The LEI system is controlled by three authorities that ensure the system is trustworthy, transparent, and dependable:
- ROC (Regulatory Oversight Committee) – LEI’s global governing, supervisory, and oversight authority
- GLEIF (Global Legal Entity Identifier Foundation) – manages LEI’s issuing organizations and other partners
- LOUs (local operating units) – LEI’s issuing organizations
How Is LEI Obtained?
You can only apply for and get your LEI code from GLEIF-accredited organizations. An LOU will help you register an LEI code. This can take a few hours to a few weeks.
What Is LEI’s Validity Period?
LEI is valid for one year from the registration date, after which an annual renewal is required. Just like at the time of registration, the renewal will also be done by a financial partner, like italialei.it, accredited to GLEIF. You’ll be required to update your entity’s information at the time of renewal.
What Is The Purpose Of LEI?
An LEI system was put to use in 2012 after the 2007-2008 global financial crisis. Regulators realized that an international coding system distinct to each legal entity would make it easy to identify financial transactions. It was developed to track, assess, and manage financial risks. This unique code now makes it easy to evaluate the potential risk held by individual entities and markets and the possible solutions to failing institutions. It also mitigates financial fraud as it encourages transparency in the financial market. The objective of an LEI is to have a standardized system to regulate markets across the globe.
Which Investments Require LEI?
In essence, any legal entity that engages in financial transactions should apply for an LEI code. However, different jurisdictions vary when it comes to eligibility and requirements. Legal entities in the European Union, United Kingdom, and the United States may not be able to trade in the securities market without an LEI. Presently, around 100 regulations globally require the use of LEI.
Level 1 data of LEI connects with the essential elements of an entity’s identification like its official name, registered address, location, registered number, and governing authority. It’s referred to as ‘who is who’ data.
Level 2 data, however, deals with who owns whom. Its objective is to identify the relationships between parent and subsidiary entities in corporate structures. For instance, if your entity is a subsidiary of a direct or ultimate parent and you’re applying or renewing its LEI, you’ll be required to report your parent entity(s). The LEI of the parent entity will then be displayed together with your entity’s LEI.
Some of the legal entities that may be required to have an LEI number include:
- Financial institutions
- Insurance companies
- Commodities trading
- Banks, lenders, and investment companies
- Pension schemes
- Over-the-counter trades (but not individuals)
- Mutual funds, investment vehicles, and hedge funds
- Entities listed on the stock exchange
- Registered subsidiaries of a company
- Government bureaus
- Nongovernment organizations
- Registered sole proprietors
Is LEI Compulsory?
Since the 3rd of January 2018, it became compulsory for all entities trading in the European financial market trading stocks, bonds, forex, and other securities to have a valid LEI number.

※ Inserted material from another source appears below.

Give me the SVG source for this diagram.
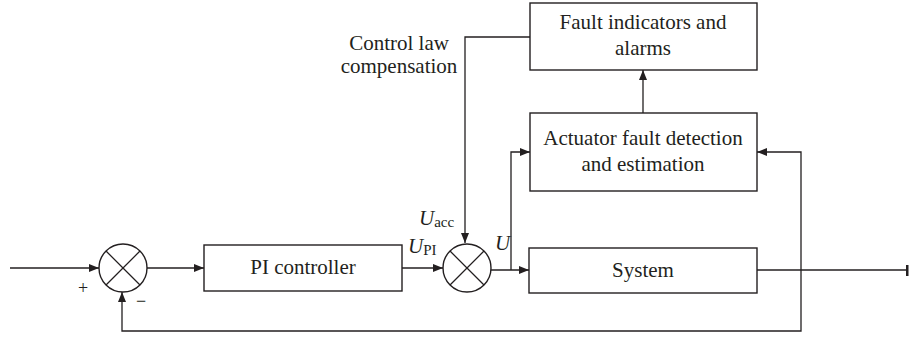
<svg xmlns="http://www.w3.org/2000/svg" width="910" height="339" viewBox="0 0 910 339">
<style>
.box{fill:#fff;stroke:#231f20;stroke-width:1.4}
.ln{fill:none;stroke:#231f20;stroke-width:1.3}
.t{font-family:"Liberation Serif","Times New Roman",serif;font-size:21px;fill:#231f20}
.c{text-anchor:middle}
.i{font-style:italic}
.s{font-size:15px;font-style:normal}
.pm{font-size:18px;text-anchor:middle}
</style>
<defs>
<marker id="ah" viewBox="0 0 10 10" refX="10" refY="5" markerWidth="10" markerHeight="10" markerUnits="userSpaceOnUse" orient="auto">
<path d="M0,1 L10,5 L0,9 Z" fill="#231f20"/>
</marker>
</defs>
<g id="connectors">
<path class="ln" d="M10,268 H99" marker-end="url(#ah)"/>
<path class="ln" d="M147,268 H204" marker-end="url(#ah)"/>
<path class="ln" d="M402,268 H443" marker-end="url(#ah)"/>
<path class="ln" d="M491,270 H529" marker-end="url(#ah)"/>
<path class="ln" d="M757,270 H908"/>
<rect x="906" y="265" width="2.5" height="11" fill="#231f20"/>
<path class="ln" d="M511,270 V152 H530" marker-end="url(#ah)"/>
<path class="ln" d="M801,270 V152 H757" marker-end="url(#ah)"/>
<path class="ln" d="M801,270 V331 H122 V292" marker-end="url(#ah)"/>
<path class="ln" d="M530,37 H465 V243" marker-end="url(#ah)"/>
<path class="ln" d="M643,113 V70" marker-end="url(#ah)"/>
</g>
<g id="sum1">
<circle class="box" cx="123" cy="268" r="24"/>
<path class="ln" d="M106,251 L140,285 M140,251 L106,285"/>
<text class="t pm" x="83" y="294">+</text>
<text class="t pm" x="141" y="307">−</text>
</g>
<g id="pi">
<rect class="box" x="204" y="245" width="198" height="46"/>
<text class="t c" x="303" y="274">PI controller</text>
</g>
<g id="sum2">
<circle class="box" cx="467" cy="268" r="24"/>
<path class="ln" d="M450,251 L484,285 M484,251 L450,285"/>
<text class="t i" x="408" y="253">U<tspan class="s" dy="2">PI</tspan></text>
<text class="t i" x="419" y="225">U<tspan class="s" dy="2">acc</tspan></text>
<text class="t i" x="495" y="250">U</text>
</g>
<g id="system">
<rect class="box" x="529" y="248" width="228" height="45"/>
<text class="t c" x="643" y="277">System</text>
</g>
<g id="actuator">
<rect class="box" x="530" y="113" width="227" height="78"/>
<text class="t c" x="643" y="145">Actuator fault detection</text>
<text class="t c" x="643" y="171">and estimation</text>
</g>
<g id="fault">
<rect class="box" x="530" y="3" width="227" height="67"/>
<text class="t c" x="643" y="29">Fault indicators and</text>
<text class="t c" x="643" y="55">alarms</text>
</g>
<g id="label">
<text class="t c" x="399" y="50">Control law</text>
<text class="t c" x="399" y="73">compensation</text>
</g>
</svg>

Moreover, every service provider in the investment sector is required to ensure that every trader has a valid LEI number. European Union national authorities are now mandated to reject trade where investment firms or their clients don’t’ have an LEI.
The adoption of LEI is now widespread and continues to grow globally. Local and offshore legal entities are now making it a part of their regulations. Having an LEI has many advantages, the first being that your clients and partners will build trust in your entity. Having an LEI will make it easier to comply with government trading regulations. Your financial transactions will be more efficient, especially if your counterparts are also LEI compliant. Having LEI will also enable you to transact financially without disruptions, especially where having LEI is compulsory.
Furthermore, LEI can benefit financial institutions that use different identifiers to identify the same entities. LEI can help consolidate such issues by enabling different institutions to identify the same entity using one identifier.
If LEI is adopted fully, it will bring organization to institutions and make processes more efficient. Tracking, identifying, and understanding financial transactions better will provide safety to institutions and their clients.